I am currently feeling like jelly, floating through the air of uncertainty and peace. It is a pleasant experience of letting go, releasing and embracing whatever comes.
The night before Solar eclipse, New Moon and Spring Equinox was intense, I tell you. I felt my body constricted in tight awareness of feeling super uncomfortable, rigid and just wanting to shrink somewhat. I found myself sitting in one spot all night and being aware of my old emotional compulsive patterns appearing, e.g. ‘eating myself out of the emotional discomfort’. I didn’t, of course, not these days, yet the feeling was there, familiar, nagging, aching in every cell of my body. I felt my eyes tight and my teeth clenched. Super intense.
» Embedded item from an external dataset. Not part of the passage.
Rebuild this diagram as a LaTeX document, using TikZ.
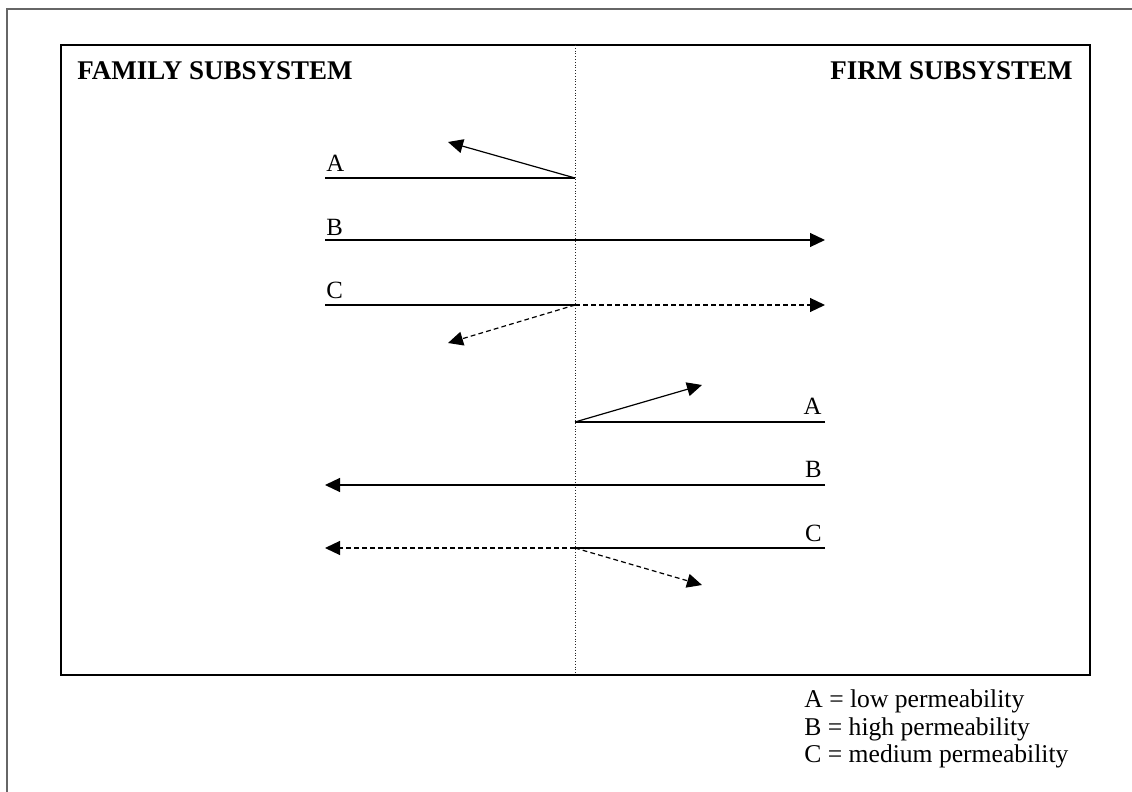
\documentclass[tikz,border=0pt]{standalone}
\usepackage{fontspec}
\setmainfont{Liberation Serif}
\usetikzlibrary{arrows.meta}
\tikzset{
  line-flow/.style={line width=0.6pt,draw=black},
  arrow-flow/.style={-{Triangle[length=7.5pt,width=7pt]},line width=0.6pt,draw=black},
  arrow-weak/.style={arrow-flow,dash pattern=on 2.4pt off 1.6pt},
  boundary/.style={line width=0.5pt,draw=black!85,dash pattern=on 0.5pt off 0.9pt},
  letter/.style={font=\fontsize{12.4}{14}\selectfont,inner sep=0pt},
  head/.style={font=\fontsize{13.5}{16}\selectfont\bfseries,inner sep=0pt},
  key/.style={font=\fontsize{12.8}{14}\selectfont,inner sep=0pt,anchor=base west},
}
\begin{document}
\begin{tikzpicture}[x=0.5pt,y=-0.5pt]
  \useasboundingbox (0,0) rectangle (1132,792);
  % outer frame
  \draw[draw=black!60,line width=0.8pt] (7,792) -- (7,9) -- (1132,9);
  % subsystem box and boundary
  \draw[line width=0.7pt] (61,45) rectangle (1090,675);
  \draw[boundary] (575,45) -- (575,675);
  \node[head,anchor=base west] (family) at (77,80) {FAMILY SUBSYSTEM};
  \node[head,anchor=base east] (firm) at (1073,80) {FIRM SUBSYSTEM};

  % family -> firm
  \coordinate (fa-start) at (325,178);
  \coordinate (fa-gate)  at (575,178);
  \coordinate (fa-back)  at (448,142);
  \coordinate (fb-start) at (325,240);
  \coordinate (fb-end)   at (825,240);
  \coordinate (fc-start) at (325,305);
  \coordinate (fc-gate)  at (575,305);
  \coordinate (fc-end)   at (825,305);
  \coordinate (fc-back)  at (448,343);
  \node[letter,anchor=base west] (fa-label) at (326,172) {A};
  \node[letter,anchor=base west] (fb-label) at (326,235) {B};
  \node[letter,anchor=base west] (fc-label) at (326,299) {C};
  \draw[line-flow]  (fa-start) -- (fa-gate);
  \draw[arrow-flow] (fa-gate) -- (fa-back);
  \draw[arrow-flow] (fb-start) -- (fb-end);
  \draw[line-flow]  (fc-start) -- (fc-gate);
  \draw[arrow-weak] (fc-gate) -- (fc-end);
  \draw[arrow-weak] (fc-gate) -- (fc-back);

  % firm -> family
  \coordinate (ra-start) at (825,422);
  \coordinate (ra-gate)  at (575,422);
  \coordinate (ra-back)  at (702,385);
  \coordinate (rb-start) at (825,485);
  \coordinate (rb-end)   at (325,485);
  \coordinate (rc-start) at (825,548);
  \coordinate (rc-gate)  at (575,548);
  \coordinate (rc-end)   at (325,548);
  \coordinate (rc-back)  at (702,585);
  \node[letter,anchor=base east] (ra-label) at (822,415) {A};
  \node[letter,anchor=base east] (rb-label) at (822,478) {B};
  \node[letter,anchor=base east] (rc-label) at (822,541) {C};
  \draw[line-flow]  (ra-start) -- (ra-gate);
  \draw[arrow-flow] (ra-gate) -- (ra-back);
  \draw[arrow-flow] (rb-start) -- (rb-end);
  \draw[line-flow]  (rc-start) -- (rc-gate);
  \draw[arrow-weak] (rc-gate) -- (rc-end);
  \draw[arrow-weak] (rc-gate) -- (rc-back);

  % legend
  \node[key] (key-a) at (804,707) {A = low permeability};
  \node[key] (key-b) at (804,735) {B = high permeability};
  \node[key] (key-c) at (804,762) {C = medium permeability};
\end{tikzpicture}
\end{document}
I got woken up by a bird song and there was a moment of ‘ahhhhh’, so so lovely till I opened my eyes fully and became aware of this intense headache, which stopped me in my tracks. However, instead of going ‘oh no…’ I didn’t allow any such thoughts come into me, which then didn’t allow any obstructive feelings to come in and it passed. I got up happy, singing and lighter in the body despite the headache, which I mentally ‘whooshed’ away knowing it will go. I allowed it to be without trying to do anything with it and it did go.
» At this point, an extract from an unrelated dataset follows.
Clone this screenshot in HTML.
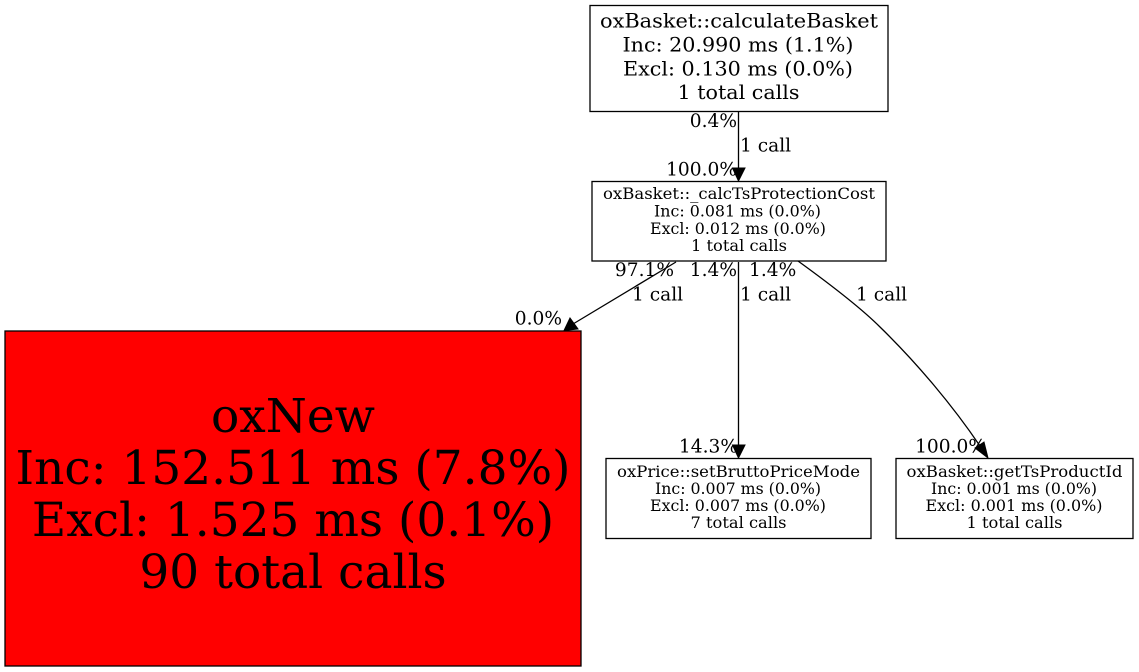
<!DOCTYPE html>
<html>
<head>
<meta charset="utf-8">
<style>
html,body{margin:0;padding:0;background:#fff;width:1139px;height:672px;overflow:hidden}
svg{display:block}
text{font-family:"DejaVu Serif",serif;fill:#000}
.a{font-size:20px;text-anchor:middle}
.b{font-size:15.5px;text-anchor:middle}
.c{font-size:47px;text-anchor:middle}
.e{font-size:18.6px}
.r{font-size:18.6px;text-anchor:end}
rect,path.l{stroke:#000;stroke-width:1.3;fill:none}
</style>
</head>
<body>
<svg width="1139" height="672" viewBox="0 0 1139 672" xmlns="http://www.w3.org/2000/svg">
<rect x="590" y="5.5" width="298" height="106" fill="#fff"/>
<text class="a" x="739" y="27.5" textLength="278" lengthAdjust="spacingAndGlyphs">oxBasket::calculateBasket</text>
<text class="a" x="738" y="51.5" textLength="231" lengthAdjust="spacingAndGlyphs">Inc: 20.990 ms (1.1%)</text>
<text class="a" x="738" y="75.5" textLength="230" lengthAdjust="spacingAndGlyphs">Excl: 0.130 ms (0.0%)</text>
<text class="a" x="738.5" y="99" textLength="122" lengthAdjust="spacingAndGlyphs">1 total calls</text>

<rect x="592" y="181.5" width="294" height="79.5"/>
<text class="b" x="739" y="199" textLength="272" lengthAdjust="spacingAndGlyphs">oxBasket::_calcTsProtectionCost</text>
<text class="b" x="737.5" y="216.5" textLength="167" lengthAdjust="spacingAndGlyphs">Inc: 0.081 ms (0.0%)</text>
<text class="b" x="738" y="234" textLength="176" lengthAdjust="spacingAndGlyphs">Excl: 0.012 ms (0.0%)</text>
<text class="b" x="739" y="251" textLength="96" lengthAdjust="spacingAndGlyphs">1 total calls</text>

<rect x="5" y="331" width="576" height="335" style="fill:#f00"/>
<text class="c" x="293" y="432">oxNew</text>
<text class="c" x="293" y="484">Inc: 152.511 ms (7.8%)</text>
<text class="c" x="293" y="536">Excl: 1.525 ms (0.1%)</text>
<text class="c" x="293" y="588">90 total calls</text>

<rect x="606" y="458.5" width="265" height="80"/>
<text class="b" x="738.5" y="477" textLength="243" lengthAdjust="spacingAndGlyphs">oxPrice::setBruttoPriceMode</text>
<text class="b" x="738" y="494" textLength="166" lengthAdjust="spacingAndGlyphs">Inc: 0.007 ms (0.0%)</text>
<text class="b" x="738" y="511" textLength="176" lengthAdjust="spacingAndGlyphs">Excl: 0.007 ms (0.0%)</text>
<text class="b" x="738.5" y="528" textLength="96" lengthAdjust="spacingAndGlyphs">7 total calls</text>

<rect x="896" y="458.5" width="237" height="80"/>
<text class="b" x="1014.5" y="477" textLength="216" lengthAdjust="spacingAndGlyphs">oxBasket::getTsProductId</text>
<text class="b" x="1014" y="494" textLength="166" lengthAdjust="spacingAndGlyphs">Inc: 0.001 ms (0.0%)</text>
<text class="b" x="1014" y="511" textLength="177" lengthAdjust="spacingAndGlyphs">Excl: 0.001 ms (0.0%)</text>
<text class="b" x="1014.5" y="528" textLength="96" lengthAdjust="spacingAndGlyphs">1 total calls</text>

<path class="l" d="M738.5,112V169"/>
<path d="M732.5,168L738.5,181L745,168Z" fill="#000" stroke="#000"/>
<path class="l" d="M676,262L573,324"/>
<path d="M570,318L564,330.5L578,329Z" fill="#000" stroke="#000"/>
<path class="l" d="M738.5,262V446"/>
<path d="M732.5,445L738.5,458L745,445Z" fill="#000" stroke="#000"/>
<path class="l" d="M798,261C827,282 859,306 880,327C917,363 953,406 980,446"/>
<path d="M975,448L988,458L984,442Z" fill="#000" stroke="#000"/>

<text class="r" x="737" y="127">0.4%</text>
<text class="e" x="740" y="151.5">1 call</text>
<text class="r" x="737" y="175.5">100.0%</text>
<text class="r" x="674" y="276">97.1%</text>
<text class="r" x="737" y="276">1.4%</text>
<text class="e" x="749" y="276">1.4%</text>
<text class="e" x="632" y="300.5">1 call</text>
<text class="e" x="740" y="300.5">1 call</text>
<text class="e" x="856" y="300.5">1 call</text>
<text class="r" x="562" y="324.5">0.0%</text>
<text class="r" x="738" y="452.5">14.3%</text>
<text class="r" x="986" y="452.5">100.0%</text>
</svg>
</body>
</html>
Just before the Solar Eclipse that clenching feeling returned and the headache returned in huge intensity, which only lasted for 5 mins. I did notice it, I was aware of my body passing through a gate, a portal, an arch of some sort and again I surrendered, allowed and flowed with it.
As a result of this transition, which I am currently feeling settling nicely in me, I am able to write freely, to think, smile, sing and dance, which is what I am dedicating my morning to. My heart is bursting with joy and I am in love with today and now.